Data shown:
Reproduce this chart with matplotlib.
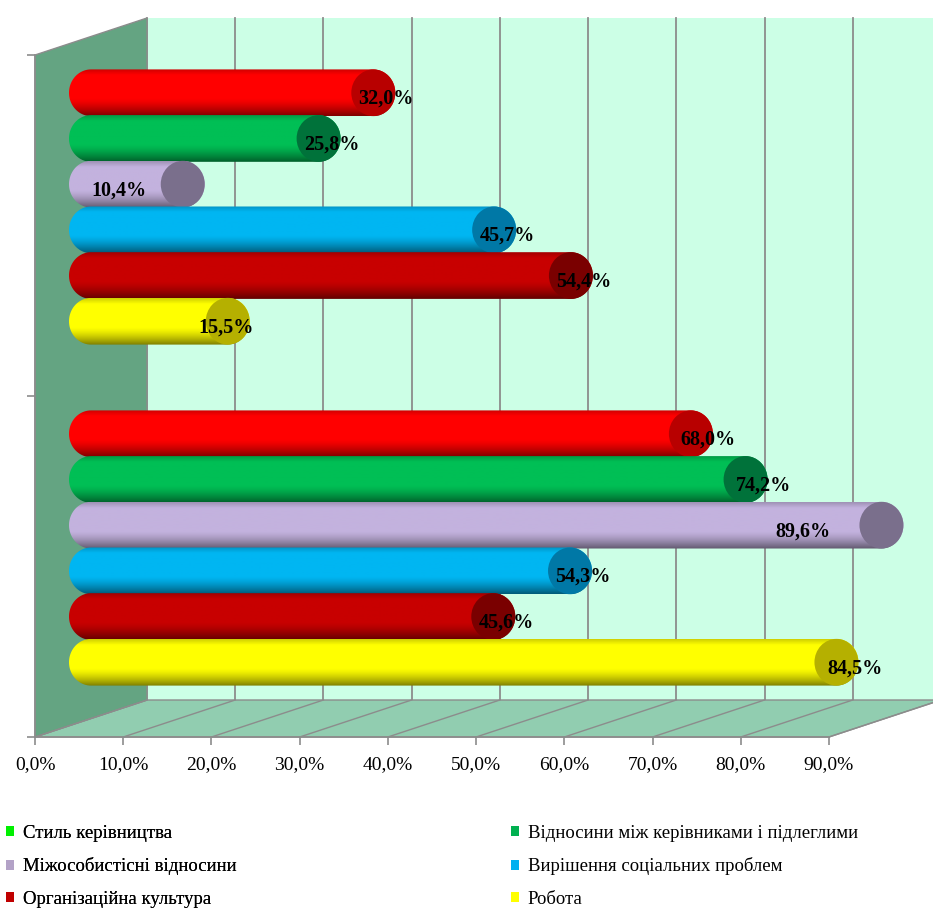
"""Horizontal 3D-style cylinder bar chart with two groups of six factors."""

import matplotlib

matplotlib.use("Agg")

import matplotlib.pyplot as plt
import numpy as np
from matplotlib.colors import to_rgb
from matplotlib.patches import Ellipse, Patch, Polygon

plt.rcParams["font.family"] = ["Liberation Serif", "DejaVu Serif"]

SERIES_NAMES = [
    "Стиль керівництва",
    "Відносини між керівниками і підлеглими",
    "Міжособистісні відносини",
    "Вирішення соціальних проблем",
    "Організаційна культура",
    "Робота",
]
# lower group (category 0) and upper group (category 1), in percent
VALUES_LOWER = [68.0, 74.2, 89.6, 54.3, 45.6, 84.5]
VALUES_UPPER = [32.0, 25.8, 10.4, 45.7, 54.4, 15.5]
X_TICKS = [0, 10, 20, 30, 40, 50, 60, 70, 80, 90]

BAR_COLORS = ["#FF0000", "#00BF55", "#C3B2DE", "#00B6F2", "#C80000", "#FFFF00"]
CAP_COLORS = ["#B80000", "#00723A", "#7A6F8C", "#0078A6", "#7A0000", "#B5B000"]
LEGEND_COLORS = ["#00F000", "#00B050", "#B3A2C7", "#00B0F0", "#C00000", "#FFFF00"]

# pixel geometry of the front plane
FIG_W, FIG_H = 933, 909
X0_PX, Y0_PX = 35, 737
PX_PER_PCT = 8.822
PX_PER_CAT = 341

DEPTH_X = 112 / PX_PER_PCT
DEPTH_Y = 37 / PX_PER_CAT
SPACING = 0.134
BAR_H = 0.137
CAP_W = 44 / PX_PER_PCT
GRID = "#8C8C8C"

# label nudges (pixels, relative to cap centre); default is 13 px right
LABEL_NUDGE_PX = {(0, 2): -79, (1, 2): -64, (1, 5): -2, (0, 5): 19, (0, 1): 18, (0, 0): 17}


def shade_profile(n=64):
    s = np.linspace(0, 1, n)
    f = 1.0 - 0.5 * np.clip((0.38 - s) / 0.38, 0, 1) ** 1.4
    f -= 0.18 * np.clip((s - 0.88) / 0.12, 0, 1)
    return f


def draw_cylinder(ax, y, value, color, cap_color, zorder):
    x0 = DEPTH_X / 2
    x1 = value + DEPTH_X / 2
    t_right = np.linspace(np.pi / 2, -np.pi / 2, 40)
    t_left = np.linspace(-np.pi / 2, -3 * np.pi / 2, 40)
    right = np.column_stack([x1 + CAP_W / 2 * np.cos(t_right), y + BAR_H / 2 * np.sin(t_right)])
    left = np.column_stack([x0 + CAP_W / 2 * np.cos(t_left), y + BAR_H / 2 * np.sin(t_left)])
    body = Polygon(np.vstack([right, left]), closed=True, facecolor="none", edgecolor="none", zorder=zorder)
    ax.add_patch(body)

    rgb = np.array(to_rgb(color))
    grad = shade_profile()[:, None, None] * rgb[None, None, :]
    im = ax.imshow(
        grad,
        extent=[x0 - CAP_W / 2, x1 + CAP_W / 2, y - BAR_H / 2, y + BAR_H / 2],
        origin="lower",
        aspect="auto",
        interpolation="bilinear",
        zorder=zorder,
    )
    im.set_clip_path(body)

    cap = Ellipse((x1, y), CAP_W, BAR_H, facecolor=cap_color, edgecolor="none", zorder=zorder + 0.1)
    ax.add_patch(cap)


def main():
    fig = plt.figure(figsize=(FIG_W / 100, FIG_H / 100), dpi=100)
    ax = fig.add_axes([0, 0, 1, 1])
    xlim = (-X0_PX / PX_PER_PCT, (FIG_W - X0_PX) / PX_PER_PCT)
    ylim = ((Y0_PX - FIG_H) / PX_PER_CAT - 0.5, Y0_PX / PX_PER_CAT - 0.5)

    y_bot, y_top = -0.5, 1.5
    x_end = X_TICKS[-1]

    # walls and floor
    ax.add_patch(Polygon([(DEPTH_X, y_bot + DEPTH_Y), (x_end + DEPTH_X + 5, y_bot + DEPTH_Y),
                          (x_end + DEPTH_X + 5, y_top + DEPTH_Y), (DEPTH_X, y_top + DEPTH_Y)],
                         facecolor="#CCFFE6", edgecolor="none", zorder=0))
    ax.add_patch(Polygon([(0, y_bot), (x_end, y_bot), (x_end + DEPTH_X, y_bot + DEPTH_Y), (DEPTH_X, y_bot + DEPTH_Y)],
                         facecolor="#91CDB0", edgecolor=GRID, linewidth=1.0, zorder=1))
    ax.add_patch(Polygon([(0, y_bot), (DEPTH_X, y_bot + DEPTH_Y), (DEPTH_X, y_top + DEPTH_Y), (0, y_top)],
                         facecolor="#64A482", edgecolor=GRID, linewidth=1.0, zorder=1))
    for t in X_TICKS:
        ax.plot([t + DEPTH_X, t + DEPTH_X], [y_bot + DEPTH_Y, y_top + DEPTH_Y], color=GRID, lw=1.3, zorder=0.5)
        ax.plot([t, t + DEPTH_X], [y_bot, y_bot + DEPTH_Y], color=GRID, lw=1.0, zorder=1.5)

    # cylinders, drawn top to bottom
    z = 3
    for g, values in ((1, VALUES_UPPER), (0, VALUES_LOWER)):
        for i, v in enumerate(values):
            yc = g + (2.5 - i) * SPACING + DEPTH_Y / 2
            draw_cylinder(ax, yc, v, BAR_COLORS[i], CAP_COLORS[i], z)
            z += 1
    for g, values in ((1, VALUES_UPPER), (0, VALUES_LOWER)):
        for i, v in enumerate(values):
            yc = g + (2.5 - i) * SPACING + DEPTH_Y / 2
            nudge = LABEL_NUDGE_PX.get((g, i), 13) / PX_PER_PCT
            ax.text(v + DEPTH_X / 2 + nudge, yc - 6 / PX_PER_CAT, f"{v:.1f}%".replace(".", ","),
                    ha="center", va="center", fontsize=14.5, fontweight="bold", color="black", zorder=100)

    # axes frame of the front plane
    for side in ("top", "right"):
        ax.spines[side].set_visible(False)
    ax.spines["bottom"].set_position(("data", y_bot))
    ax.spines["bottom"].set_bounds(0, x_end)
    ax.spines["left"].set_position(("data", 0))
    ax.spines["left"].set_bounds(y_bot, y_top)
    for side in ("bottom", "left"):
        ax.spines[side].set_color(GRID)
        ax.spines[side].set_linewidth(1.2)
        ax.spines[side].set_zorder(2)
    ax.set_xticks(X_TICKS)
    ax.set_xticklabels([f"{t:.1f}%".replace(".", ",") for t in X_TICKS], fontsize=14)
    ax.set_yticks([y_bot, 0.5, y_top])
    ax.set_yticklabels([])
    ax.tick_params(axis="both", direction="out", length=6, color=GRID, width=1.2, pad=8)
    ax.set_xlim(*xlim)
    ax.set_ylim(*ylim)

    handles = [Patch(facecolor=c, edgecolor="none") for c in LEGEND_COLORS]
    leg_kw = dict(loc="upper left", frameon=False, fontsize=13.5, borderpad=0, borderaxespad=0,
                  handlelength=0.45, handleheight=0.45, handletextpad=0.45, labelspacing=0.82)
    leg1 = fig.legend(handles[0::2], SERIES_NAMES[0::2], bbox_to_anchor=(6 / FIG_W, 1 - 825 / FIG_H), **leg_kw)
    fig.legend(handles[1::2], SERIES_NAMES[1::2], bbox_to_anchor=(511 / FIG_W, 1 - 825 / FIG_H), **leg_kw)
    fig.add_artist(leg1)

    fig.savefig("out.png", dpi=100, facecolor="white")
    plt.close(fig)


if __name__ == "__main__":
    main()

Directions for this task: Repeat the material above verbatim. Leave the pictures behind.

Answer:
Reproduce this chart with matplotlib.
"""Horizontal 3D-style cylinder bar chart with two groups of six factors."""

import matplotlib

matplotlib.use("Agg")

import matplotlib.pyplot as plt
import numpy as np
from matplotlib.colors import to_rgb
from matplotlib.patches import Ellipse, Patch, Polygon

plt.rcParams["font.family"] = ["Liberation Serif", "DejaVu Serif"]

SERIES_NAMES = [
    "Стиль керівництва",
    "Відносини між керівниками і підлеглими",
    "Міжособистісні відносини",
    "Вирішення соціальних проблем",
    "Організаційна культура",
    "Робота",
]
# lower group (category 0) and upper group (category 1), in percent
VALUES_LOWER = [68.0, 74.2, 89.6, 54.3, 45.6, 84.5]
VALUES_UPPER = [32.0, 25.8, 10.4, 45.7, 54.4, 15.5]
X_TICKS = [0, 10, 20, 30, 40, 50, 60, 70, 80, 90]

BAR_COLORS = ["#FF0000", "#00BF55", "#C3B2DE", "#00B6F2", "#C80000", "#FFFF00"]
CAP_COLORS = ["#B80000", "#00723A", "#7A6F8C", "#0078A6", "#7A0000", "#B5B000"]
LEGEND_COLORS = ["#00F000", "#00B050", "#B3A2C7", "#00B0F0", "#C00000", "#FFFF00"]

# pixel geometry of the front plane
FIG_W, FIG_H = 933, 909
X0_PX, Y0_PX = 35, 737
PX_PER_PCT = 8.822
PX_PER_CAT = 341

DEPTH_X = 112 / PX_PER_PCT
DEPTH_Y = 37 / PX_PER_CAT
SPACING = 0.134
BAR_H = 0.137
CAP_W = 44 / PX_PER_PCT
GRID = "#8C8C8C"

# label nudges (pixels, relative to cap centre); default is 13 px right
LABEL_NUDGE_PX = {(0, 2): -79, (1, 2): -64, (1, 5): -2, (0, 5): 19, (0, 1): 18, (0, 0): 17}


def shade_profile(n=64):
    s = np.linspace(0, 1, n)
    f = 1.0 - 0.5 * np.clip((0.38 - s) / 0.38, 0, 1) ** 1.4
    f -= 0.18 * np.clip((s - 0.88) / 0.12, 0, 1)
    return f


def draw_cylinder(ax, y, value, color, cap_color, zorder):
    x0 = DEPTH_X / 2
    x1 = value + DEPTH_X / 2
    t_right = np.linspace(np.pi / 2, -np.pi / 2, 40)
    t_left = np.linspace(-np.pi / 2, -3 * np.pi / 2, 40)
    right = np.column_stack([x1 + CAP_W / 2 * np.cos(t_right), y + BAR_H / 2 * np.sin(t_right)])
    left = np.column_stack([x0 + CAP_W / 2 * np.cos(t_left), y + BAR_H / 2 * np.sin(t_left)])
    body = Polygon(np.vstack([right, left]), closed=True, facecolor="none", edgecolor="none", zorder=zorder)
    ax.add_patch(body)

    rgb = np.array(to_rgb(color))
    grad = shade_profile()[:, None, None] * rgb[None, None, :]
    im = ax.imshow(
        grad,
        extent=[x0 - CAP_W / 2, x1 + CAP_W / 2, y - BAR_H / 2, y + BAR_H / 2],
        origin="lower",
        aspect="auto",
        interpolation="bilinear",
        zorder=zorder,
    )
    im.set_clip_path(body)

    cap = Ellipse((x1, y), CAP_W, BAR_H, facecolor=cap_color, edgecolor="none", zorder=zorder + 0.1)
    ax.add_patch(cap)


def main():
    fig = plt.figure(figsize=(FIG_W / 100, FIG_H / 100), dpi=100)
    ax = fig.add_axes([0, 0, 1, 1])
    xlim = (-X0_PX / PX_PER_PCT, (FIG_W - X0_PX) / PX_PER_PCT)
    ylim = ((Y0_PX - FIG_H) / PX_PER_CAT - 0.5, Y0_PX / PX_PER_CAT - 0.5)

    y_bot, y_top = -0.5, 1.5
    x_end = X_TICKS[-1]

    # walls and floor
    ax.add_patch(Polygon([(DEPTH_X, y_bot + DEPTH_Y), (x_end + DEPTH_X + 5, y_bot + DEPTH_Y),
                          (x_end + DEPTH_X + 5, y_top + DEPTH_Y), (DEPTH_X, y_top + DEPTH_Y)],
                         facecolor="#CCFFE6", edgecolor="none", zorder=0))
    ax.add_patch(Polygon([(0, y_bot), (x_end, y_bot), (x_end + DEPTH_X, y_bot + DEPTH_Y), (DEPTH_X, y_bot + DEPTH_Y)],
                         facecolor="#91CDB0", edgecolor=GRID, linewidth=1.0, zorder=1))
    ax.add_patch(Polygon([(0, y_bot), (DEPTH_X, y_bot + DEPTH_Y), (DEPTH_X, y_top + DEPTH_Y), (0, y_top)],
                         facecolor="#64A482", edgecolor=GRID, linewidth=1.0, zorder=1))
    for t in X_TICKS:
        ax.plot([t + DEPTH_X, t + DEPTH_X], [y_bot + DEPTH_Y, y_top + DEPTH_Y], color=GRID, lw=1.3, zorder=0.5)
        ax.plot([t, t + DEPTH_X], [y_bot, y_bot + DEPTH_Y], color=GRID, lw=1.0, zorder=1.5)

    # cylinders, drawn top to bottom
    z = 3
    for g, values in ((1, VALUES_UPPER), (0, VALUES_LOWER)):
        for i, v in enumerate(values):
            yc = g + (2.5 - i) * SPACING + DEPTH_Y / 2
            draw_cylinder(ax, yc, v, BAR_COLORS[i], CAP_COLORS[i], z)
            z += 1
    for g, values in ((1, VALUES_UPPER), (0, VALUES_LOWER)):
        for i, v in enumerate(values):
            yc = g + (2.5 - i) * SPACING + DEPTH_Y / 2
            nudge = LABEL_NUDGE_PX.get((g, i), 13) / PX_PER_PCT
            ax.text(v + DEPTH_X / 2 + nudge, yc - 6 / PX_PER_CAT, f"{v:.1f}%".replace(".", ","),
                    ha="center", va="center", fontsize=14.5, fontweight="bold", color="black", zorder=100)

    # axes frame of the front plane
    for side in ("top", "right"):
        ax.spines[side].set_visible(False)
    ax.spines["bottom"].set_position(("data", y_bot))
    ax.spines["bottom"].set_bounds(0, x_end)
    ax.spines["left"].set_position(("data", 0))
    ax.spines["left"].set_bounds(y_bot, y_top)
    for side in ("bottom", "left"):
        ax.spines[side].set_color(GRID)
        ax.spines[side].set_linewidth(1.2)
        ax.spines[side].set_zorder(2)
    ax.set_xticks(X_TICKS)
    ax.set_xticklabels([f"{t:.1f}%".replace(".", ",") for t in X_TICKS], fontsize=14)
    ax.set_yticks([y_bot, 0.5, y_top])
    ax.set_yticklabels([])
    ax.tick_params(axis="both", direction="out", length=6, color=GRID, width=1.2, pad=8)
    ax.set_xlim(*xlim)
    ax.set_ylim(*ylim)

    handles = [Patch(facecolor=c, edgecolor="none") for c in LEGEND_COLORS]
    leg_kw = dict(loc="upper left", frameon=False, fontsize=13.5, borderpad=0, borderaxespad=0,
                  handlelength=0.45, handleheight=0.45, handletextpad=0.45, labelspacing=0.82)
    leg1 = fig.legend(handles[0::2], SERIES_NAMES[0::2], bbox_to_anchor=(6 / FIG_W, 1 - 825 / FIG_H), **leg_kw)
    fig.legend(handles[1::2], SERIES_NAMES[1::2], bbox_to_anchor=(511 / FIG_W, 1 - 825 / FIG_H), **leg_kw)
    fig.add_artist(leg1)

    fig.savefig("out.png", dpi=100, facecolor="white")
    plt.close(fig)


if __name__ == "__main__":
    main()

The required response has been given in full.